··· DATASET EXCERPT ···
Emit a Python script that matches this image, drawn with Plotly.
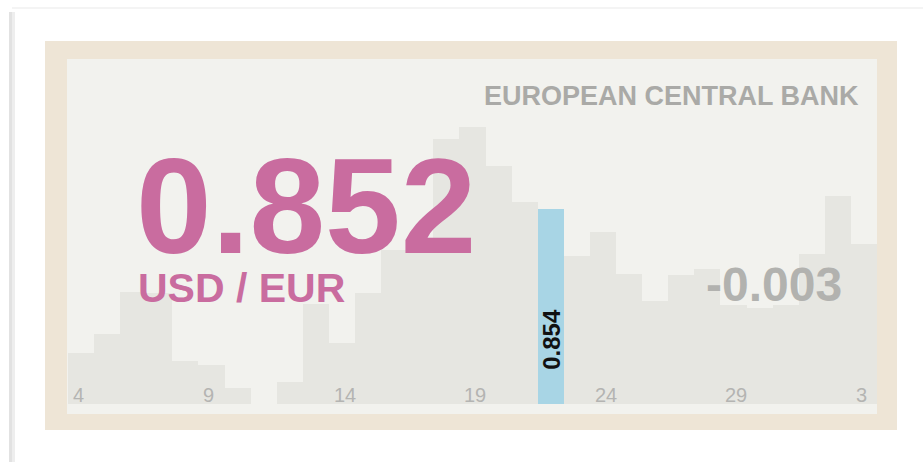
import plotly.graph_objects as go

# Daily USD/EUR reference rates, day-of-month labels
days = [4, 5, 6, 7, 8, 9, 10, 11, 12, 13, 14, 15, 16, 17, 18, 19, 20, 21, 22,
        23, 24, 25, 26, 27, 28, 29, 30, 31, 1, 2, 3]
rates = [0.8444, 0.8457, 0.8485, 0.8484, 0.8439, 0.8436, 0.8421, 0.8410,
         0.8425, 0.8477, 0.8451, 0.8484, 0.8513, 0.8516, 0.8587, 0.8595,
         0.8569, 0.8545, 0.8540, 0.8509, 0.8525, 0.8497, 0.8479, 0.8496,
         0.8500, 0.8476, 0.8474, 0.8476, 0.8510, 0.8549, 0.8517]
tick_days = [4, 9, 14, 19, 24, 29, 3]
highlight_day = 22
pair_label = "USD / EUR"
source_label = "EUROPEAN CENTRAL BANK"

W, H = 923, 462
FONT = "Liberation Sans"
PINK = "#C96C9F"
BAR = "#E6E6E1"
BLUE = "#A8D5E5"


def px(x):
    return x / W


def py(y):
    return 1 - y / H


cats = [str(d) for d in days]
colors = [BLUE if d == highlight_day else BAR for d in days]

latest = rates[-1]
change = rates[-1] - rates[-2]

fig = go.Figure()
fig.add_trace(go.Bar(
    x=cats, y=rates, marker=dict(color=colors, line=dict(width=0)),
    hoverinfo="skip", showlegend=False,
))

shapes = [
    # page shadow strip and faint top edge
    dict(type="rect", xref="paper", yref="paper", x0=px(9), x1=px(12),
         y0=0, y1=py(12), fillcolor="#E2E2E2", line=dict(width=0), layer="below"),
    dict(type="rect", xref="paper", yref="paper", x0=px(12), x1=px(15),
         y0=0, y1=py(12), fillcolor="#EEEEEE", line=dict(width=0), layer="below"),
    dict(type="rect", xref="paper", yref="paper", x0=px(12), x1=1,
         y0=py(9), y1=py(7), fillcolor="#F4F4F4", line=dict(width=0), layer="below"),
    # card border
    dict(type="rect", xref="paper", yref="paper", x0=px(45), x1=px(897),
         y0=py(430), y1=py(41), fillcolor="#EEE5D6", line=dict(width=0), layer="below"),
    # card panel
    dict(type="rect", xref="paper", yref="paper", x0=px(67), x1=px(877),
         y0=py(414), y1=py(59), fillcolor="#F2F2EE", line=dict(width=0), layer="below"),
]

annotations = []
# day labels along the base of the bars
for d in tick_days:
    i = days.index(d)
    annotations.append(dict(
        x=i - 0.5, xref="x", xshift=3, y=py(395), yref="paper",
        text=str(d), showarrow=False, xanchor="left", yanchor="middle",
        font=dict(family=FONT, size=20, color="#B4B4B2"),
    ))

# value label on highlighted bar
hi = days.index(highlight_day)
annotations.append(dict(
    x=hi, xref="x", y=py(339), yref="paper", text=f"{rates[hi]:.3f}",
    showarrow=False, textangle=-90, xanchor="center", yanchor="middle",
    font=dict(family=FONT, size=24, color="#111111", weight="bold"),
))

annotations += [
    dict(x=px(134), y=py(206), xref="paper", yref="paper", text=f"{latest:.3f}",
         showarrow=False, xanchor="left", yanchor="middle",
         font=dict(family=FONT, size=136, color=PINK, weight="bold")),
    dict(x=px(136), y=py(288), xref="paper", yref="paper", text=pair_label,
         showarrow=False, xanchor="left", yanchor="middle",
         font=dict(family=FONT, size=41, color=PINK, weight="bold")),
    dict(x=px(844), y=py(284), xref="paper", yref="paper", text=f"{change:.3f}",
         showarrow=False, xanchor="right", yanchor="middle",
         font=dict(family=FONT, size=48, color="#B2B2AF", weight="bold")),
    dict(x=px(861), y=py(96), xref="paper", yref="paper", text=source_label,
         showarrow=False, xanchor="right", yanchor="middle",
         font=dict(family=FONT, size=27, color="#AAAAA7", weight="bold")),
]

# vertical scale: 15 px per 0.001, bar base at 0.841
y0 = 0.841
yr = [y0, y0 + (404 - 60) / 15000]

fig.update_layout(
    width=W, height=H, margin=dict(l=0, r=0, t=0, b=0),
    paper_bgcolor="white", plot_bgcolor="rgba(0,0,0,0)",
    bargap=0, shapes=shapes, annotations=annotations,
    xaxis=dict(domain=[px(68), px(877)], visible=False, type="category",
               range=[-0.5, len(days) - 0.5], fixedrange=True),
    yaxis=dict(domain=[py(404), py(60)], visible=False, range=yr, fixedrange=True),
)

fig.write_html("out.html", config=dict(displayModeBar=False))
···
WHAT THE TASK REQUIRES: Repeat the material verbatim. Do not carry over any picture.

TASK RESULT:
Emit a Python script that matches this image, drawn with Plotly.
import plotly.graph_objects as go

# Daily USD/EUR reference rates, day-of-month labels
days = [4, 5, 6, 7, 8, 9, 10, 11, 12, 13, 14, 15, 16, 17, 18, 19, 20, 21, 22,
        23, 24, 25, 26, 27, 28, 29, 30, 31, 1, 2, 3]
rates = [0.8444, 0.8457, 0.8485, 0.8484, 0.8439, 0.8436, 0.8421, 0.8410,
         0.8425, 0.8477, 0.8451, 0.8484, 0.8513, 0.8516, 0.8587, 0.8595,
         0.8569, 0.8545, 0.8540, 0.8509, 0.8525, 0.8497, 0.8479, 0.8496,
         0.8500, 0.8476, 0.8474, 0.8476, 0.8510, 0.8549, 0.8517]
tick_days = [4, 9, 14, 19, 24, 29, 3]
highlight_day = 22
pair_label = "USD / EUR"
source_label = "EUROPEAN CENTRAL BANK"

W, H = 923, 462
FONT = "Liberation Sans"
PINK = "#C96C9F"
BAR = "#E6E6E1"
BLUE = "#A8D5E5"


def px(x):
    return x / W


def py(y):
    return 1 - y / H


cats = [str(d) for d in days]
colors = [BLUE if d == highlight_day else BAR for d in days]

latest = rates[-1]
change = rates[-1] - rates[-2]

fig = go.Figure()
fig.add_trace(go.Bar(
    x=cats, y=rates, marker=dict(color=colors, line=dict(width=0)),
    hoverinfo="skip", showlegend=False,
))

shapes = [
    # page shadow strip and faint top edge
    dict(type="rect", xref="paper", yref="paper", x0=px(9), x1=px(12),
         y0=0, y1=py(12), fillcolor="#E2E2E2", line=dict(width=0), layer="below"),
    dict(type="rect", xref="paper", yref="paper", x0=px(12), x1=px(15),
         y0=0, y1=py(12), fillcolor="#EEEEEE", line=dict(width=0), layer="below"),
    dict(type="rect", xref="paper", yref="paper", x0=px(12), x1=1,
         y0=py(9), y1=py(7), fillcolor="#F4F4F4", line=dict(width=0), layer="below"),
    # card border
    dict(type="rect", xref="paper", yref="paper", x0=px(45), x1=px(897),
         y0=py(430), y1=py(41), fillcolor="#EEE5D6", line=dict(width=0), layer="below"),
    # card panel
    dict(type="rect", xref="paper", yref="paper", x0=px(67), x1=px(877),
         y0=py(414), y1=py(59), fillcolor="#F2F2EE", line=dict(width=0), layer="below"),
]

annotations = []
# day labels along the base of the bars
for d in tick_days:
    i = days.index(d)
    annotations.append(dict(
        x=i - 0.5, xref="x", xshift=3, y=py(395), yref="paper",
        text=str(d), showarrow=False, xanchor="left", yanchor="middle",
        font=dict(family=FONT, size=20, color="#B4B4B2"),
    ))

# value label on highlighted bar
hi = days.index(highlight_day)
annotations.append(dict(
    x=hi, xref="x", y=py(339), yref="paper", text=f"{rates[hi]:.3f}",
    showarrow=False, textangle=-90, xanchor="center", yanchor="middle",
    font=dict(family=FONT, size=24, color="#111111", weight="bold"),
))

annotations += [
    dict(x=px(134), y=py(206), xref="paper", yref="paper", text=f"{latest:.3f}",
         showarrow=False, xanchor="left", yanchor="middle",
         font=dict(family=FONT, size=136, color=PINK, weight="bold")),
    dict(x=px(136), y=py(288), xref="paper", yref="paper", text=pair_label,
         showarrow=False, xanchor="left", yanchor="middle",
         font=dict(family=FONT, size=41, color=PINK, weight="bold")),
    dict(x=px(844), y=py(284), xref="paper", yref="paper", text=f"{change:.3f}",
         showarrow=False, xanchor="right", yanchor="middle",
         font=dict(family=FONT, size=48, color="#B2B2AF", weight="bold")),
    dict(x=px(861), y=py(96), xref="paper", yref="paper", text=source_label,
         showarrow=False, xanchor="right", yanchor="middle",
         font=dict(family=FONT, size=27, color="#AAAAA7", weight="bold")),
]

# vertical scale: 15 px per 0.001, bar base at 0.841
y0 = 0.841
yr = [y0, y0 + (404 - 60) / 15000]

fig.update_layout(
    width=W, height=H, margin=dict(l=0, r=0, t=0, b=0),
    paper_bgcolor="white", plot_bgcolor="rgba(0,0,0,0)",
    bargap=0, shapes=shapes, annotations=annotations,
    xaxis=dict(domain=[px(68), px(877)], visible=False, type="category",
               range=[-0.5, len(days) - 0.5], fixedrange=True),
    yaxis=dict(domain=[py(404), py(60)], visible=False, range=yr, fixedrange=True),
)

fig.write_html("out.html", config=dict(displayModeBar=False))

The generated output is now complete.